● **WHAT THE EXERCISE ASKS**:
Reproduce the listing exactly and skip over any pictures.

++++++++++

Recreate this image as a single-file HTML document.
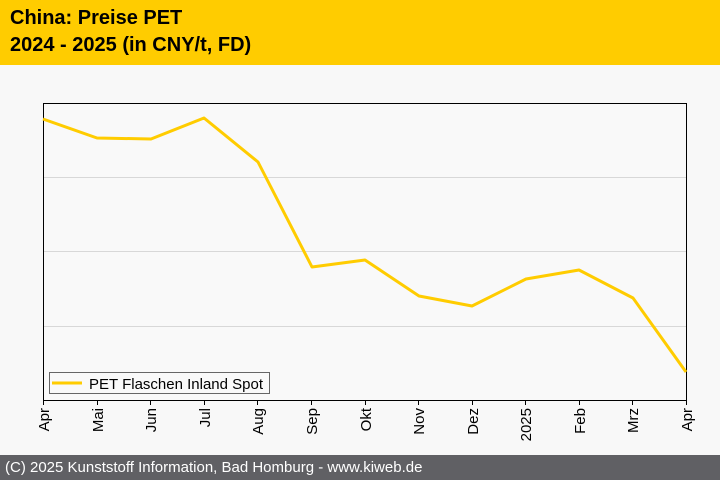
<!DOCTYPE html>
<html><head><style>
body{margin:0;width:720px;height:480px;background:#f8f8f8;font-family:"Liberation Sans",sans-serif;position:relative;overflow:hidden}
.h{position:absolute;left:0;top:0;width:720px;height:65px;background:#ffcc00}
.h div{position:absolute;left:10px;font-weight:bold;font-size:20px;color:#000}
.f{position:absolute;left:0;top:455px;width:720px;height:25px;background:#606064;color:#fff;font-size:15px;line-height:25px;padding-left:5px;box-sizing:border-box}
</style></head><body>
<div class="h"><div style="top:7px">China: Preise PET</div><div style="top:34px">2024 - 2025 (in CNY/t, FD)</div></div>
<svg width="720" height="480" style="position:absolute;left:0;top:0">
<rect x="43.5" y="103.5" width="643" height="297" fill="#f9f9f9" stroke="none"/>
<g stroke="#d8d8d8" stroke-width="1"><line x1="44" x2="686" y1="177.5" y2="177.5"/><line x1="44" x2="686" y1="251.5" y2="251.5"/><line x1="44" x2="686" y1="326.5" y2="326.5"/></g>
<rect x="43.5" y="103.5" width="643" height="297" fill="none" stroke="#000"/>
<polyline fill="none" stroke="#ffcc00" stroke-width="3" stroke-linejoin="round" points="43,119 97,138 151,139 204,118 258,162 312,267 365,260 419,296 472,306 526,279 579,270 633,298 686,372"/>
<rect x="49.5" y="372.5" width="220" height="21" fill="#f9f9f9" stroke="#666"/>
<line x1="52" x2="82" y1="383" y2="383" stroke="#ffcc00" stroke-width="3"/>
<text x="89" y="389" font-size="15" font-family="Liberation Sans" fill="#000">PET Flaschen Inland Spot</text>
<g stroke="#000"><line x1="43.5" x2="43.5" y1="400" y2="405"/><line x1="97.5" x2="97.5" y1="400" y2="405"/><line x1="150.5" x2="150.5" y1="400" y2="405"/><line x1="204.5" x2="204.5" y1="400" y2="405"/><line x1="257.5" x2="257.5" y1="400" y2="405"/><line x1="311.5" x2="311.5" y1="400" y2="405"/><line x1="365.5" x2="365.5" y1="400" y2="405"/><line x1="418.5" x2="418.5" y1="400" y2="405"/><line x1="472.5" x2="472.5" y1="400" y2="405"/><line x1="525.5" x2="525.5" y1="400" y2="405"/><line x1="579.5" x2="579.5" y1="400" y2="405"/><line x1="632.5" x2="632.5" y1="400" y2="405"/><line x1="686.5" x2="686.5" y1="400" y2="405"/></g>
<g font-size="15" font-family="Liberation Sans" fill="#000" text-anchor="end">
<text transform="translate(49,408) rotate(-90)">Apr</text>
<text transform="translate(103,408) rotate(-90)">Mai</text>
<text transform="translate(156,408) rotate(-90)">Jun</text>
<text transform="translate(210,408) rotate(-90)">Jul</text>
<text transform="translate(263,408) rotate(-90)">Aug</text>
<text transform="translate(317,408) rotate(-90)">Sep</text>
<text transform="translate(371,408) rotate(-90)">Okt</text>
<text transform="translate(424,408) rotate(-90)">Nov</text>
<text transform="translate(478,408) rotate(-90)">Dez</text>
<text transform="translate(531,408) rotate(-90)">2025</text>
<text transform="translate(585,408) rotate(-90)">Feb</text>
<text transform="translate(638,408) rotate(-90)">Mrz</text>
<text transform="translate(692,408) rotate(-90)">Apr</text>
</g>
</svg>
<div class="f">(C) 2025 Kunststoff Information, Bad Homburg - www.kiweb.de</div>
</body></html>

++++++++++

● **SOLUTION TO THIS TASK**:
Recreate this image as a single-file HTML document.
<!DOCTYPE html>
<html><head><style>
body{margin:0;width:720px;height:480px;background:#f8f8f8;font-family:"Liberation Sans",sans-serif;position:relative;overflow:hidden}
.h{position:absolute;left:0;top:0;width:720px;height:65px;background:#ffcc00}
.h div{position:absolute;left:10px;font-weight:bold;font-size:20px;color:#000}
.f{position:absolute;left:0;top:455px;width:720px;height:25px;background:#606064;color:#fff;font-size:15px;line-height:25px;padding-left:5px;box-sizing:border-box}
</style></head><body>
<div class="h"><div style="top:7px">China: Preise PET</div><div style="top:34px">2024 - 2025 (in CNY/t, FD)</div></div>
<svg width="720" height="480" style="position:absolute;left:0;top:0">
<rect x="43.5" y="103.5" width="643" height="297" fill="#f9f9f9" stroke="none"/>
<g stroke="#d8d8d8" stroke-width="1"><line x1="44" x2="686" y1="177.5" y2="177.5"/><line x1="44" x2="686" y1="251.5" y2="251.5"/><line x1="44" x2="686" y1="326.5" y2="326.5"/></g>
<rect x="43.5" y="103.5" width="643" height="297" fill="none" stroke="#000"/>
<polyline fill="none" stroke="#ffcc00" stroke-width="3" stroke-linejoin="round" points="43,119 97,138 151,139 204,118 258,162 312,267 365,260 419,296 472,306 526,279 579,270 633,298 686,372"/>
<rect x="49.5" y="372.5" width="220" height="21" fill="#f9f9f9" stroke="#666"/>
<line x1="52" x2="82" y1="383" y2="383" stroke="#ffcc00" stroke-width="3"/>
<text x="89" y="389" font-size="15" font-family="Liberation Sans" fill="#000">PET Flaschen Inland Spot</text>
<g stroke="#000"><line x1="43.5" x2="43.5" y1="400" y2="405"/><line x1="97.5" x2="97.5" y1="400" y2="405"/><line x1="150.5" x2="150.5" y1="400" y2="405"/><line x1="204.5" x2="204.5" y1="400" y2="405"/><line x1="257.5" x2="257.5" y1="400" y2="405"/><line x1="311.5" x2="311.5" y1="400" y2="405"/><line x1="365.5" x2="365.5" y1="400" y2="405"/><line x1="418.5" x2="418.5" y1="400" y2="405"/><line x1="472.5" x2="472.5" y1="400" y2="405"/><line x1="525.5" x2="525.5" y1="400" y2="405"/><line x1="579.5" x2="579.5" y1="400" y2="405"/><line x1="632.5" x2="632.5" y1="400" y2="405"/><line x1="686.5" x2="686.5" y1="400" y2="405"/></g>
<g font-size="15" font-family="Liberation Sans" fill="#000" text-anchor="end">
<text transform="translate(49,408) rotate(-90)">Apr</text>
<text transform="translate(103,408) rotate(-90)">Mai</text>
<text transform="translate(156,408) rotate(-90)">Jun</text>
<text transform="translate(210,408) rotate(-90)">Jul</text>
<text transform="translate(263,408) rotate(-90)">Aug</text>
<text transform="translate(317,408) rotate(-90)">Sep</text>
<text transform="translate(371,408) rotate(-90)">Okt</text>
<text transform="translate(424,408) rotate(-90)">Nov</text>
<text transform="translate(478,408) rotate(-90)">Dez</text>
<text transform="translate(531,408) rotate(-90)">2025</text>
<text transform="translate(585,408) rotate(-90)">Feb</text>
<text transform="translate(638,408) rotate(-90)">Mrz</text>
<text transform="translate(692,408) rotate(-90)">Apr</text>
</g>
</svg>
<div class="f">(C) 2025 Kunststoff Information, Bad Homburg - www.kiweb.de</div>
</body></html>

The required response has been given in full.